Upon termination of a covenant agreement in subdivision 5, paragraph (b), the land to which the covenant applied shall be subject to additional taxes in the amount equal to the difference between the taxes determined in accordance with subdivision 3 and the amount determined under subdivision 4, provided that the amount determined under subdivision 4 shall not be greater than it would have been had the actual bona fide sale price of the real property at an arm's-length transaction been used in lieu of the market value determined under subdivision 4. The additional taxes shall be extended against the property on the tax list for the current year, provided that no interest or penalties shall be levied on the additional taxes if timely paid and that the additional taxes shall only be levied with respect to the current year plus two prior years that the property has been valued and assessed under this section.
The additional tax imposed by this section shall be a lien upon the property assessed to the same extent and for the same duration as other taxes imposed on the property in this state. The tax shall be annually extended by the county auditor and if and when payable shall be collected and distributed in the manner provided by law for the collection and distribution of other property taxes.

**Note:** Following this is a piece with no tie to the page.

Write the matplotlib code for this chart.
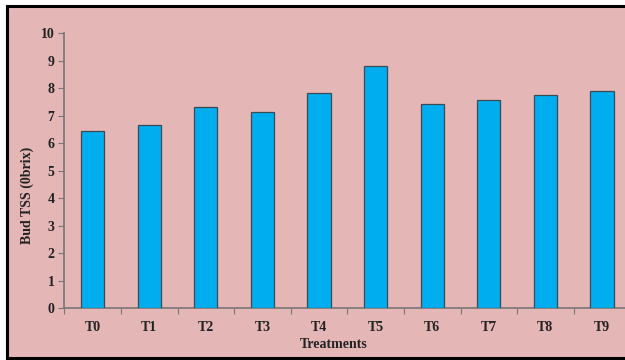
import matplotlib.pyplot as plt
import numpy as np
from matplotlib.patches import Rectangle

treatments = ["T0", "T1", "T2", "T3", "T4", "T5", "T6", "T7", "T8", "T9"]
bud_tss = [6.44, 6.68, 7.32, 7.14, 7.82, 8.80, 7.42, 7.59, 7.75, 7.90]

W, H = 625, 360
bg = "#E4B6B6"
bar_color = "#00AEEF"
font = "Liberation Serif"

fig = plt.figure(figsize=(W / 100, H / 100), dpi=100)
fig.patch.set_facecolor("white")

# pink panel with a black frame, running off the right edge
fig.patches.append(Rectangle((7 / W, 2 / H), 1.05, (356 - 6 + 2) / H,
                             transform=fig.transFigure, facecolor=bg,
                             edgecolor="black", linewidth=2.2, zorder=-1))

ax = fig.add_axes([64.3 / W, 1 - 308.3 / H, 566 / W, 275 / H])
ax.set_facecolor("none")
ax.set_zorder(1)

x = np.arange(len(treatments)) + 0.5
ax.bar(x, bud_tss, width=0.41, color=bar_color, edgecolor="#3a4a55",
       linewidth=0.9, zorder=3)

ax.set_xlim(0, len(treatments))
ax.set_ylim(0, 10)
ax.set_yticks(range(0, 11))
ax.set_xticks(range(0, len(treatments) + 1))
ax.set_xticklabels([])
ax.set_xticks(x, minor=True)
ax.set_xticklabels(treatments, minor=True)
ax.tick_params(axis="x", which="minor", length=0, pad=9)
ax.tick_params(axis="x", which="major", length=4, direction="out", color="#777777")
ax.tick_params(axis="y", length=4, direction="out", color="#777777", pad=3)

for lab in ax.get_xticklabels(minor=True) + ax.get_yticklabels():
    lab.set_fontfamily(font)
    lab.set_fontweight("bold")
    lab.set_fontsize(10)
    lab.set_color("#222222")

for side in ["top", "right"]:
    ax.spines[side].set_visible(False)
for side in ["left", "bottom"]:
    ax.spines[side].set_color("#777777")
    ax.spines[side].set_linewidth(1.2)

fig.text(334 / W, 1 - 345 / H, "Treatments", ha="center", va="center",
         fontfamily=font, fontweight="bold", fontsize=10, color="#222222")
fig.text(27 / W, 1 - 195 / H, "Bud TSS (0brix)", ha="center", va="center",
         rotation=90, fontfamily=font, fontweight="bold", fontsize=10,
         color="#222222")

fig.savefig("out.png", dpi=100)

The payment of special local assessments levied after June 1, 2011, for improvements made to any real property described in subdivision 1 together with the interest thereon shall, on timely application as provided in subdivision 6, be deferred as long as the property meets the conditions contained in this section. If special assessments against the property have been deferred pursuant to this subdivision, the governmental unit shall file with the county recorder in the county in which the property is located a certificate containing the legal description of the affected property and of the amount deferred. When the property no longer qualifies under subdivision 1, all deferred special assessments plus interest shall be payable in equal installments spread over the time remaining until the last maturity date of the bonds issued to finance the improvement for which the assessments were levied. If the bonds have matured, the deferred special assessments plus interest shall be payable within 90 days. The provisions of section 429.061, subdivision 2, apply to the collection of these installments. A penalty shall not be levied on these special assessments if timely paid. This subdivision does not apply to special assessments levied at any time by a county or district court under chapter 116A or by a watershed district under chapter 103D.
NOTE: This section, as added by Laws 2009, chapter 12, article 2, section 5, is effective for deferred taxes payable in 2012, and thereafter. Laws 2009, chapter 12, article 2, section 5, the effective date.